Mercredi 18 juin

Quand il avait dix-huit ans, Fanfan a percuté un mur en scooter. Sans casque, on en portait peu à l’époque. Mon grand-oncle a vécu le reste de ses jours dans un lit plus ou moins médicalisé, tétraplégique mais conscient. Il pouvait s’exprimer, mais très péniblement. Chaque syllabe lui était laborieuse, un travail patient pour constituer un mot ou deux et l’articuler.

C’est pour ça que Tyr m’émeut autant. Il a une diction très voisine de celle de Fanfan.

La ressemblance physique s’arrête ici. Tyr est parfaitement valide. Il ne parvient à lire que quelques lettres et ne peut presque pas écrire. Comme mon grand-oncle, aussi, il est doté d’un humour ravageur et d’une imagination folle. Quand son AESH a du temps pour lui, ils écrivent ensemble des histoires de fantasy géniales.
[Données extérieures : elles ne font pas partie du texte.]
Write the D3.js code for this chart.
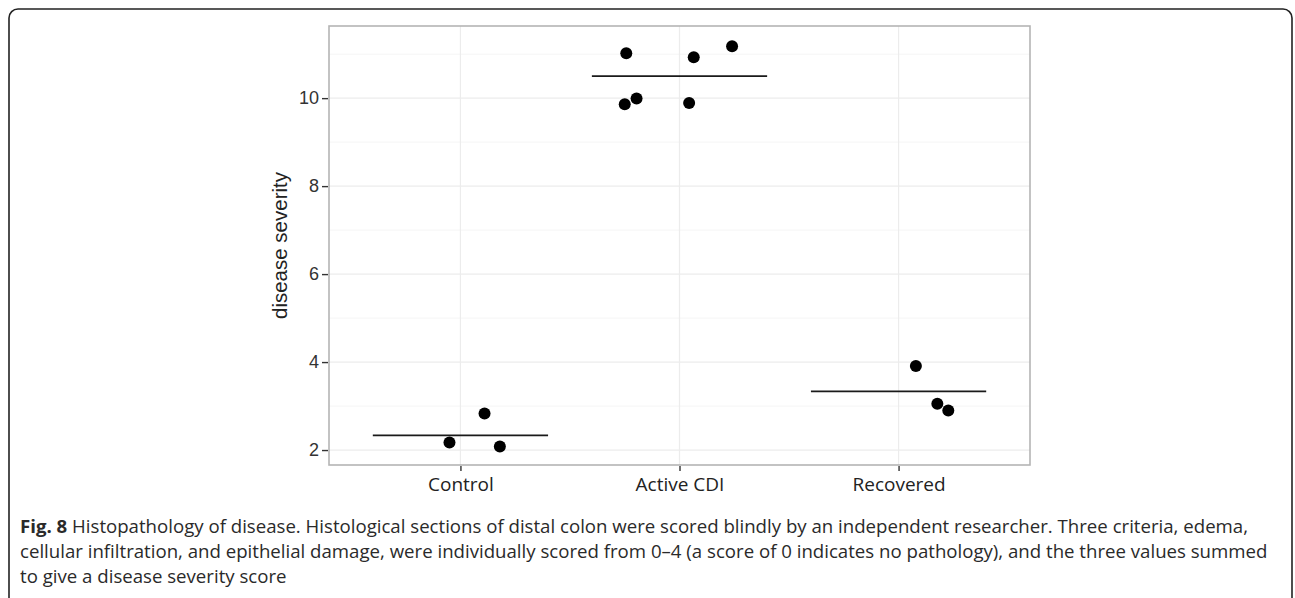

Comme Fanfan, Tyr me rend tellement triste. Mais pas pour les même raisons. J’aimerais tant prendre du temps pour lui. Poli et agréable, il patiente, tandis que les cinquièmes Astronelle s’insultent, négocient, protestent. Se moquent aussi, très méchamment. Avec Tyr, ils n’osent pas. Ils ont vaguement tenté une fois, en classe, et je pense que c’est l’une des rares fois où je leur ai fait peur.

Aujourd’hui, on enregistre un mini livre audio. Chacun lit un passage de Bilbo le hobbit. Tyr également. Ne pouvant lire, il a appris par cœur un passage. Je n’ai prévenu personne et les mômes clignent des yeux, médusés, en le voyant s’installer. Il y a un début de ricanement.

« Dehors.
– Je
– De-hors. »

Amady ne proteste pas. Il sort sans le moindre bruit. Et Tyr commence sa récitation. Les sons s’entrechoquent, les phrases brisées s’inscrivent en données. Je ne respire plus et, j’en ai l’impression, les autres élèves non plus. Au bout de ce qui me semble une éternité, Tyr me fait signe qu’il a terminé. Il déploie sa grande carcasse. D’habitude, il est à trois rangs du fond, sur le côté. Là, il leur fait face, à tous. Il se marre en les fixant.

« Ça vous a fait bizarre hein ? »

Et il regagne sa place. Un roi.

A la sonnerie, il revient près du bureau.

« Merci pour cette année monsieur, j’ai aimé. »

Bien sûr que je chiale. Je chiale parce que mon oncle Fanfan me manque. Parce que j’ai peur de ce que ce monde va réserver à Tyr. Je chiale parce que j’aimerais l’amener dans la Comté, et que Gandalf le prenne comme apprenti. J’aimerais me dire qu’il y a des lieux préservés où subsiste la mémoire des disparus, et où on trouve le courage d’aider ceux qui ne se conforment pas à nos règles.

J’aimerais.

3 réflexions sur “Mercredi 18 juin

  1. Merci. Très très émouvant. Je suis enseignante en IME. J’aime pas toujours mon boulot (un quotidien harassant) mais tellement ses moments suspendus.

  2. Merci pour Tyr ❤️ Je pense qu’aujourd’hui, il a grandi de 30 cm et avancé dans sa vie d’un pas de géant 🥰 Puisse-t’il rencontrer de nombreux M. Samovar au cours de sa scolarité ! C’est ainsi que votre/notre métier prend sens.